The Boys Who Challenged Hitler: Knud Pedersen and the Churchill Club by Phillip Hoose
At the outset of World War II, Denmark did not resist German occupation. Deeply ashamed of his nation's leaders, fifteen-year-old Knud Pedersen resolved with his brother and a handful of schoolmates to take action against the Nazis if the adults would not. Naming their secret club after the fiery British leader, the young patriots in the Churchill Club committed countless acts of sabotage, infuriating the Germans, who eventually had the boys tracked down and arrested. But their efforts were not in vain: the boys' exploits and eventual imprisonment helped spark a full-blown Danish resistance. Interweaving his own narrative with the recollections of Knud himself, here is Phillip Hoose's inspiring story of these young war heroes.
The Memory of Light by Francisco X. Stork
When Vicky Cruz wakes up in the Lakeview Hospital Mental Disorders ward, she knows one thing: After her suicide attempt, she shouldn't be alive. But then she meets Mona, the live wire; Gabriel, the saint; E.M., always angry; and Dr. Desai, a quiet force. With stories and honesty, kindness and hard work, they push her to reconsider her life before Lakeview, and offer her an acceptance she's never had.
But Vicky's newfound peace is as fragile as the roses that grow around the hospital. And when a crisis forces the group to split up, sending Vicky back to the life that drove her to suicide, she must try to find her own courage and strength. She may not have them. She doesn't know.
Inspired in part by the author's own experience with depression, The Memory of Light is the rare young adult novel that focuses not on the events leading up to a suicide attempt, but the recovery from one -- about living when life doesn't seem worth it, and how we go on anyway.
Outrun the Moon by Stacey Lee
San Francisco, 1906: Fifteen-year-old Mercy Wong is determined to break from the poverty of Chinatown, and an education at St. Clare’s School for Girls is her best hope. Although St. Clare’s is off-limits to all but the wealthiest white girls, Mercy gains admittance through a mix of cunning and a little bribery, only to discover that getting in was the easiest part. Not to be undone by a bunch of spoiled heiresses, Mercy stands strong—until disaster strikes.
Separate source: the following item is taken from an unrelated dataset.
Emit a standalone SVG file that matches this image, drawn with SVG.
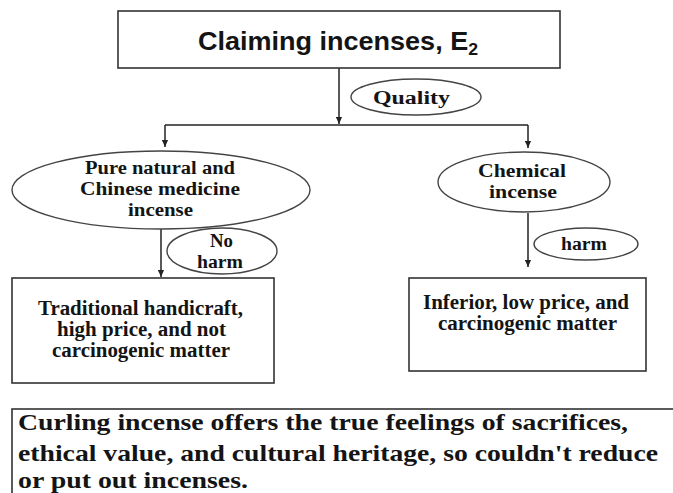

On April 18, a historic earthquake rocks San Francisco, destroying Mercy’s home and school. Now she’s forced to wait with her classmates for their families in a temporary park encampment. Though fires might rage, and the city may be in shambles, Mercy can’t sit by while they wait for the army to bring help—she still has the “bossy” cheeks that mark her as someone who gets things done. But what can one teenage girl do to heal so many suffering in her broken city?
The Nameless City by Faith Erin Hicks
Every nation that invades the City gives it a new name. But before long, new invaders arrive and the City changes hands once again. The natives don't let themselves get caught up in the unending wars. To them, their home is the Nameless City, and those who try to name it are forever outsiders.
Kaidu is one such outsider. He's a Dao born and bred--a member of the latest occupying nation. Rat is a native of the Nameless City. At first, she hates Kai for everything he stands for, but his love of his new home may be the one thing that can bring these two unlikely friends together. Let's hope so, because the fate of the Nameless City rests in their hands.